In the first major sign that policies outlined in the Government’s Housing White paper earlier this year will be followed through, Communities Secretary Sajid Javid appeared to confirm that housing is very much on the political agenda.
Ahead of his speech at the Conservative Party conference in Manchester, he confirmed that an extra £10 billion will be put into an extended Help to Buy scheme which aims to put another 135,000 first time buyers on the housing ladder.
He indicated that promises to improve the planning system, which he described as being too much in favour of anti-development, will go ahead. His speech is expected to hit out at so-called Nimbies who don’t want homes built next to them.
His speech is also expected to confirm that landlords would be required to join a redress scheme, to make it easier for wronged tenants to get justice, all letting agents will have to register and a new housing court set up to speed up court cases.
Speaking to BBC Radio Five he hit out at home owners who ‘sit on a nice nest egg’ but oppose housing developments and thus block the prospects of housing for future generations and prevent the broken housing market from being fixed.
‘Housing is a totemic issue for younger people and I think all Governments, including previous Conservative Governments, have not taken this issue seriously enough in the past. We have been listening too much to those people that are against development under any circumstances,’ he said.
‘They bought their homes 20, 30, 40 years ago, they are sitting on a nice nest egg and they don’t want to see the next generation go ahead and that has been completely wrong and we have recognised that,’ he added.
He believes that the current planning system is helping those who oppose all development. ‘For decades our planning system has failed to plan for the number of homes we need. There has been too much control given to those who will never accept development,’ he pointed out.

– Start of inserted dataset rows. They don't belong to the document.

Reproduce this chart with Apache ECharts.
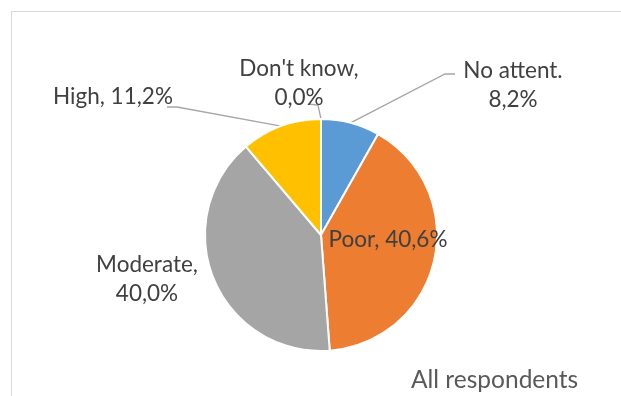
<!DOCTYPE html>
<html>
<head>
<meta charset="utf-8">
<script src="https://cdn.jsdelivr.net/npm/echarts@6/dist/echarts.min.js"></script>
<style>
  html, body { margin: 0; padding: 0; background: #ffffff; }
  #chart { width: 621px; height: 396px; }
</style>
</head>
<body>
<div id="chart"></div>
<script>
// Survey shares, clockwise from 12 o'clock
const categories = ['No attent.', 'Poor', 'Moderate', 'High', "Don't know"];
const shares = [8.2, 40.6, 40.0, 11.2, 0.0];
const sliceColors = ['#5B9BD5', '#ED7D31', '#A5A5A5', '#FFC000', '#4472C4'];
// text placed between the category name and its percentage
const nameSeparators = ['\n', ', ', ',\n', ', ', ',\n'];
const chartTitle = 'All respondents';

// centre of each label block and the bend of its leader line
const labelPlacement = [
  { x: 513, y: 85, elbow: [445, 74], end: [455, 74] },
  { x: 388, y: 240 },
  { x: 147, y: 279 },
  { x: 113, y: 97, elbow: [177, 107], end: [167, 107] },
  { x: 299, y: 83, elbow: [318, 105], end: [308, 104] }
];

const fmtPct = v => v.toFixed(1).replace('.', ',') + '%';

const pieData = categories.map((name, i) => {
  const item = { name: name, value: shares[i], itemStyle: { color: sliceColors[i] } };
  if (!labelPlacement[i].elbow) item.labelLine = { show: false };
  return item;
});

const chart = echarts.init(document.getElementById('chart'), null, { renderer: 'canvas' });
chart.setOption({
  animation: false,
  backgroundColor: '#ffffff',
  graphic: [{
    type: 'rect',
    shape: { x: 11.5, y: 11.5, width: 700, height: 500 },
    style: { fill: 'none', stroke: '#D9D9D9', lineWidth: 1 },
    silent: true
  }],
  title: {
    text: chartTitle,
    left: 411,
    top: 368,
    padding: 0,
    textStyle: { fontFamily: 'Lato', fontSize: 24.5, fontWeight: 'normal', color: '#595959' }
  },
  series: [{
    type: 'pie',
    center: [321, 235],
    radius: 116,
    startAngle: 90,
    clockwise: true,
    avoidLabelOverlap: false,
    emphasis: { disabled: true },
    itemStyle: { borderColor: '#ffffff', borderWidth: 2 },
    label: {
      show: true,
      formatter: p => p.name + nameSeparators[p.dataIndex] + fmtPct(p.value),
      fontFamily: 'Lato',
      fontSize: 22.5,
      lineHeight: 29,
      color: '#404040',
      align: 'center'
    },
    labelLine: {
      show: true,
      smooth: false,
      lineStyle: { color: '#A6A6A6', width: 1.3 }
    },
    labelLayout: function (params) {
      const p = labelPlacement[params.dataIndex];
      const out = { x: p.x, y: p.y, align: 'center', verticalAlign: 'middle' };
      if (p.elbow && params.labelLinePoints) {
        out.labelLinePoints = [params.labelLinePoints[0], p.elbow, p.end];
      }
      return out;
    },
    data: pieData
  }]
});
</script>
</body>
</html>
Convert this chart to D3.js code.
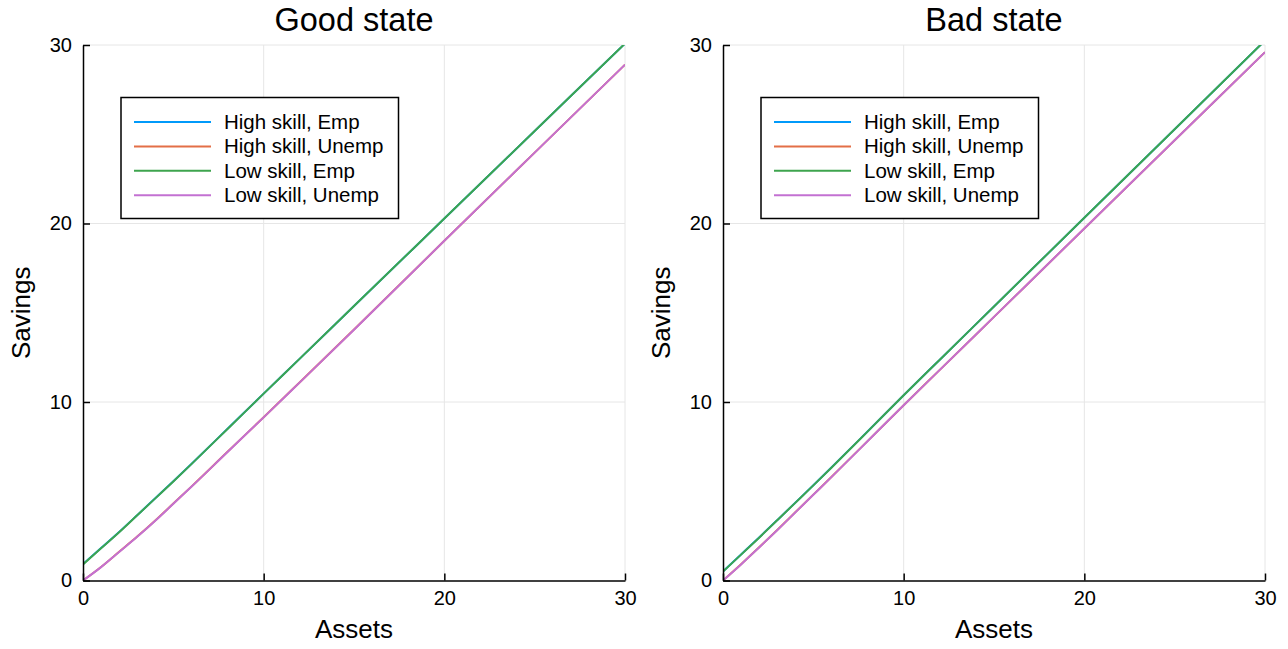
<!DOCTYPE html>
<html>
<head>
<meta charset="utf-8">
<script src="https://cdn.jsdelivr.net/npm/d3@7"></script>
<style>
  html, body { margin: 0; padding: 0; background: #fff; }
  svg { display: block; font-family: "Liberation Sans", Arial, Helvetica, sans-serif; }
</style>
</head>
<body>
<svg id="chart" width="1288" height="649"></svg>
<script>
// ---- data ----
const assets = [0, 1, 2, 3, 4, 5, 6, 8, 10, 12, 15, 20, 25, 30];
const seriesNames = ["High skill, Emp", "High skill, Unemp", "Low skill, Emp", "Low skill, Unemp"];
const seriesColors = ["#009AFA", "#E36F47", "#3EA44E", "#C371D2"];
const panelTitles = ["Good state", "Bad state"];

const goodHighEmp   = [0.92, 1.82, 2.72, 3.66, 4.61, 5.56, 6.53, 8.50, 10.47, 12.43, 15.38, 20.28, 25.18, 30.08];
const goodHighUnemp = [0.00, 0.76, 1.61, 2.46, 3.36, 4.31, 5.26, 7.21, 9.15, 11.11, 14.06, 19.03, 23.97, 28.90];
const goodLowEmp    = [0.90, 1.80, 2.70, 3.65, 4.60, 5.55, 6.52, 8.49, 10.47, 12.43, 15.38, 20.28, 25.18, 30.08];
const goodLowUnemp  = [0.00, 0.75, 1.60, 2.45, 3.35, 4.30, 5.25, 7.20, 9.14, 11.10, 14.05, 19.03, 23.97, 28.90];

const badHighEmp    = [0.51, 1.46, 2.41, 3.38, 4.36, 5.34, 6.33, 8.35, 10.38, 12.37, 15.35, 20.32, 25.28, 30.25];
const badHighUnemp  = [0.00, 0.91, 1.86, 2.83, 3.82, 4.81, 5.80, 7.81, 9.82, 11.80, 14.77, 19.72, 24.66, 29.60];
const badLowEmp     = [0.50, 1.45, 2.40, 3.37, 4.35, 5.33, 6.32, 8.34, 10.38, 12.37, 15.35, 20.32, 25.28, 30.25];
const badLowUnemp   = [0.00, 0.90, 1.85, 2.82, 3.81, 4.80, 5.79, 7.80, 9.82, 11.80, 14.77, 19.72, 24.66, 29.60];

const xTicks = [0, 10, 20, 30];
const yTicks = [0, 10, 20, 30];
const xLabel = "Assets";
const yLabel = "Savings";

const panels = [
  { title: panelTitles[0], series: [goodHighEmp, goodHighUnemp, goodLowEmp, goodLowUnemp] },
  { title: panelTitles[1], series: [badHighEmp, badHighUnemp, badLowEmp, badLowUnemp] }
];

// ---- layout ----
const svg = d3.select("#chart");
const panelOffsets = [83, 723];
const plotW = 542, plotTop = 45, plotBottom = 580.5;

panels.forEach((p, pi) => {
  const x0 = panelOffsets[pi];
  const x = d3.scaleLinear().domain([0, 30]).range([x0, x0 + plotW]);
  const y = d3.scaleLinear().domain([0, 30]).range([plotBottom, plotTop]);
  const g = svg.append("g");

  const clipId = "clip" + pi;
  svg.append("clipPath").attr("id", clipId)
    .append("rect").attr("x", x0).attr("y", plotTop).attr("width", plotW).attr("height", plotBottom - plotTop);

  // grid
  g.append("g").selectAll("line.gx").data(xTicks.filter(t => t > 0)).join("line")
    .attr("x1", d => x(d)).attr("x2", d => x(d)).attr("y1", plotTop).attr("y2", plotBottom)
    .attr("stroke", "#e6e6e6").attr("stroke-width", 1);
  g.append("g").selectAll("line.gy").data(yTicks.filter(t => t > 0)).join("line")
    .attr("x1", x0).attr("x2", x0 + plotW).attr("y1", d => y(d)).attr("y2", d => y(d))
    .attr("stroke", "#e6e6e6").attr("stroke-width", 1);

  // series lines
  const line = d3.line().x((d, i) => x(assets[i])).y(d => y(d)).curve(d3.curveMonotoneX);
  const lg = g.append("g").attr("clip-path", `url(#${clipId})`);
  p.series.forEach((s, si) => {
    lg.append("path").datum(s).attr("d", line)
      .attr("fill", "none").attr("stroke", seriesColors[si]).attr("stroke-width", 2);
  });

  // axes
  const xAxis = d3.axisBottom(x).tickValues(xTicks).tickSizeInner(-7).tickSizeOuter(0).tickPadding(10);
  const yAxis = d3.axisLeft(y).tickValues(yTicks).tickSizeInner(-7).tickSizeOuter(0).tickPadding(11);
  const gx = g.append("g").attr("transform", `translate(0,${plotBottom})`).call(xAxis);
  const gy = g.append("g").attr("transform", `translate(${x0},0)`).call(yAxis);
  [gx, gy].forEach(ax => {
    ax.select(".domain").attr("stroke", "#000").attr("stroke-width", 1.5);
    ax.selectAll(".tick line").attr("stroke", "#000").attr("stroke-width", 1.5);
    ax.selectAll(".tick text").attr("fill", "#000").style("font-size", "20px")
      .style("font-family", "Liberation Sans, Arial, sans-serif");
  });

  // title
  g.append("text").attr("x", x0 + plotW / 2).attr("y", 31).attr("text-anchor", "middle")
    .style("font-size", "32.5px").attr("fill", "#000").text(p.title);
  // axis labels
  g.append("text").attr("x", x0 + plotW / 2).attr("y", 638).attr("text-anchor", "middle")
    .style("font-size", "26px").attr("fill", "#000").text(xLabel);
  g.append("text").attr("transform", `translate(${x0 - 53},${(plotTop + plotBottom) / 2}) rotate(-90)`)
    .attr("text-anchor", "middle").style("font-size", "26px").attr("fill", "#000").text(yLabel);

  // legend
  const lx = x0 + 38, ly = 97.5, lw = 277.5, lh = 121;
  const leg = g.append("g");
  leg.append("rect").attr("x", lx).attr("y", ly).attr("width", lw).attr("height", lh)
    .attr("fill", "#fff").attr("stroke", "#000").attr("stroke-width", 1.5);
  seriesNames.forEach((n, si) => {
    const cy = 122 + si * 24.4;
    leg.append("line").attr("x1", x0 + 51).attr("x2", x0 + 128).attr("y1", cy).attr("y2", cy)
      .attr("stroke", seriesColors[si]).attr("stroke-width", 2);
    leg.append("text").attr("x", x0 + 141).attr("y", cy + 7)
      .style("font-size", "20.5px").attr("fill", "#000").text(n);
  });
});
</script>
</body>
</html>
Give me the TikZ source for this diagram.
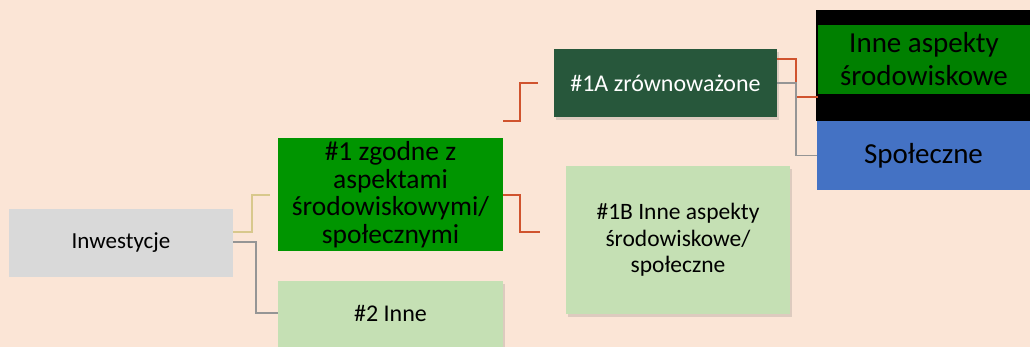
\documentclass[tikz,border=0pt]{standalone}
\usepackage{fontspec}
\setmainfont{Carlito}
\usetikzlibrary{shadows,calc}
\definecolor{bgpeach}{HTML}{FBE5D6}
\definecolor{boxgray}{HTML}{D9D9D9}
\definecolor{brightgreen}{HTML}{009500}
\definecolor{midgreen}{HTML}{008000}
\definecolor{darkgreen}{HTML}{27573B}
\definecolor{lightgreen}{HTML}{C5E0B4}
\definecolor{bluebox}{HTML}{4472C4}
\definecolor{redline}{HTML}{D0532E}
\definecolor{tanline}{HTML}{D8C88C}
\definecolor{grayline}{HTML}{959595}
\tikzset{
  box/.style={rectangle, inner sep=0pt, align=center, text=black},
  shad/.style={drop shadow={shadow xshift=1.5pt, shadow yshift=-3pt, opacity=0.2, fill=black!60}},
  conn/.style={line width=1.5pt},
}
\begin{document}
\begin{tikzpicture}[x=1pt, y=-1pt]
\fill[bgpeach] (0,0) rectangle (1030,347);
\useasboundingbox (0,0) rectangle (1030,347);
\begin{scope}
\clip (0,0) rectangle (1030,347);
% nodes
\node[box, fill=boxgray, minimum width=224pt, minimum height=68pt,
  font=\fontsize{23}{27}\selectfont] (inv) at (121,243) {Inwestycje};
\node[box, fill=brightgreen, minimum width=225pt, minimum height=113pt,
  font=\fontsize{27.5}{27.5}\selectfont] (n1) at (390.5,194.5)
  {\#1 zgodne z\\aspektami\\środowiskowymi/\\społecznymi};
\node[box, fill=lightgreen, shad, minimum width=225pt, minimum height=70pt] (n2) at (390.5,316) {};
\node[font=\fontsize{24}{28}\selectfont, inner sep=0pt] (n2t) at (390.5,313) {\#2 Inne};
\node[box, fill=darkgreen, shad, text=white, minimum width=223pt, minimum height=68pt,
  font=\fontsize{24}{28}\selectfont] (n1a) at (665.5,83) {\#1A zrównoważone};
\node[box, fill=lightgreen, shad, minimum width=224pt, minimum height=148pt,
  font=\fontsize{23.5}{26.5}\selectfont] (n1b) at (678,240)
  {\#1B Inne aspekty\\środowiskowe/\\społeczne};
\node[box, fill=black, minimum width=214pt, minimum height=111pt] (blk) at (923,65.5) {};
\node[box, fill=midgreen, minimum width=212pt, minimum height=69pt,
  font=\fontsize{29}{33}\selectfont] (inne) at (924,59.5)
  {Inne aspekty\\środowiskowe};
\node[box, fill=bluebox, minimum width=213pt, minimum height=69pt,
  font=\fontsize{29}{33}\selectfont] (spol) at (923.5,155.5) {Społeczne};
% connector end coordinates
\coordinate (a1) at (inv.east |- 0,232);
\coordinate (a2) at (270,195);
\coordinate (b1) at (inv.east |- 0,242);
\coordinate (c1) at (n1.east |- 0,121);
\coordinate (c2) at (538,83);
\coordinate (d1) at (n1.east |- 0,195);
\coordinate (d2) at (540,232);
\coordinate (e1) at (n1a.east |- 0,59);
\coordinate (e2) at (inne.west |- 0,97);
\coordinate (f1) at (n1a.east);
% connectors
\draw[conn, tanline] (a1) -| (252,213.5) |- (a2);
\draw[conn, grayline] (b1) -| (256,278) |- (n2.west |- n2t);
\draw[conn, redline] (c1) -| (520,102) |- (c2);
\draw[conn, redline] (d1) -| (520,213.5) |- (d2);
\draw[conn, redline] (e1) -| (796,78) |- (e2);
\draw[conn, grayline] (f1) -| (796,119) |- (spol.west);
\end{scope}
\end{tikzpicture}
\end{document}
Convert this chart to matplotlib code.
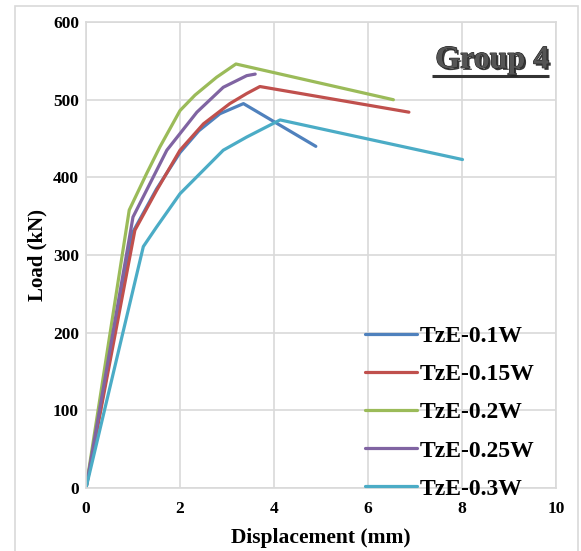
import numpy as np
import matplotlib.pyplot as plt
import matplotlib.patheffects as pe

# data (displacement mm, load kN)
x_01 = [0, 1.0, 1.5, 2.0, 2.4, 2.85, 3.35, 4.89]
y_01 = [0, 330, 385, 432, 460, 482, 495, 440]

x_015 = [0, 1.04, 1.5, 2.0, 2.5, 3.06, 3.42, 3.7, 6.87]
y_015 = [0, 332, 383, 435, 469, 495, 508, 517, 484]

x_02 = [0, 0.92, 1.29, 1.57, 2.0, 2.32, 2.78, 3.19, 6.54]
y_02 = [0, 358, 405, 439, 486, 506, 529, 546, 500]

x_025 = [0, 1.0, 1.72, 2.36, 2.92, 3.42, 3.6]
y_025 = [0, 349, 435, 484, 516, 531, 533]

x_03 = [0, 1.22, 1.5, 2.0, 2.92, 3.42, 4.13, 8.01]
y_03 = [0, 311, 336, 379, 435, 452, 474, 423]

labels = ["TzE-0.1W", "TzE-0.15W", "TzE-0.2W", "TzE-0.25W", "TzE-0.3W"]
colors = ["#4F81BD", "#C0504D", "#9BBB59", "#8064A2", "#4BACC6"]

serif = ["Liberation Serif", "DejaVu Serif"]

fig = plt.figure(figsize=(5.81, 5.51), dpi=100)
ax = fig.add_axes([0.148, 0.114, 0.809, 0.846])

series = [(x_01, y_01), (x_015, y_015), (x_02, y_02), (x_025, y_025), (x_03, y_03)]
for (xs, ys), lab, c in zip(series, labels, colors):
    ax.plot(xs, ys, color=c, lw=2.3, label=lab, solid_capstyle="round",
            solid_joinstyle="round")

ax.set_xlim(0, 10)
ax.set_ylim(0, 600)
ax.set_xticks(np.arange(0, 11, 2))
ax.set_yticks(np.arange(0, 601, 100))
ax.grid(True, color="#d9d9d9", lw=1.2)
ax.set_axisbelow(True)
for s in ax.spines.values():
    s.set_color("#d9d9d9")
    s.set_linewidth(1.2)
ax.tick_params(axis="x", length=0, pad=9)
ax.tick_params(axis="y", length=0, pad=5)
for t in ax.get_xticklabels() + ax.get_yticklabels():
    t.set_family(serif)
    t.set_fontweight("bold")
    t.set_fontsize(12.5)

ax.set_xlabel("Displacement (mm)", family=serif, fontweight="bold", fontsize=15.5, labelpad=8)
ax.set_ylabel("Load (kN)", family=serif, fontweight="bold", fontsize=15, labelpad=4)

leg = ax.legend(loc="lower right", bbox_to_anchor=(0.999, -0.07), frameon=False,
                prop={"family": serif, "weight": "bold", "size": 17},
                handlelength=2.2, handletextpad=0.1, labelspacing=0.7)

# title with shadow and underline
ax.text(0.986, 0.918, "Group 4", transform=ax.transAxes, ha="right", va="center",
        family=serif, fontweight="bold", fontsize=23, color="#555555",
        path_effects=[pe.withSimplePatchShadow(offset=(1.5, -1.5), shadow_rgbFace="#222222", alpha=0.9),
                      pe.Stroke(linewidth=0.8, foreground="#222222"), pe.Normal()])
ax.plot([0.736, 0.986], [0.884, 0.884], transform=ax.transAxes, color="#333333", lw=2.2,
        solid_capstyle="butt")

# outer chart frame
fig.patches.append(plt.Rectangle((0.025, -0.01), 0.97, 1.0, transform=fig.transFigure,
                                 fill=False, edgecolor="#d9d9d9", lw=1.2))

fig.savefig("out.png", dpi=100)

Javid also said that the inability of young people to buy homes was the ‘biggest barrier to social progress in our country today’.
The Association of Residential Letting Agents (ARLA) welcomed the confirmation of more regulation of the private rented sector. ‘After 20 years of our campaigning falling on deaf ears, we’re very pleased the Government has taken the decision to regulate the private rented sector,’ said David Cox, ARLA chief executive officer.
‘This will be the single greatest step forward in a generation, in terms of consumer protection for private tenants, and will do more to clean up the image of the industry than the hundreds of smaller laws and pieces of legislation introduced over the last 20 years. However, regulation can take different forms and we need to see the detail of proposal to be confident that it will be effective for tenants and landlords,’ he added.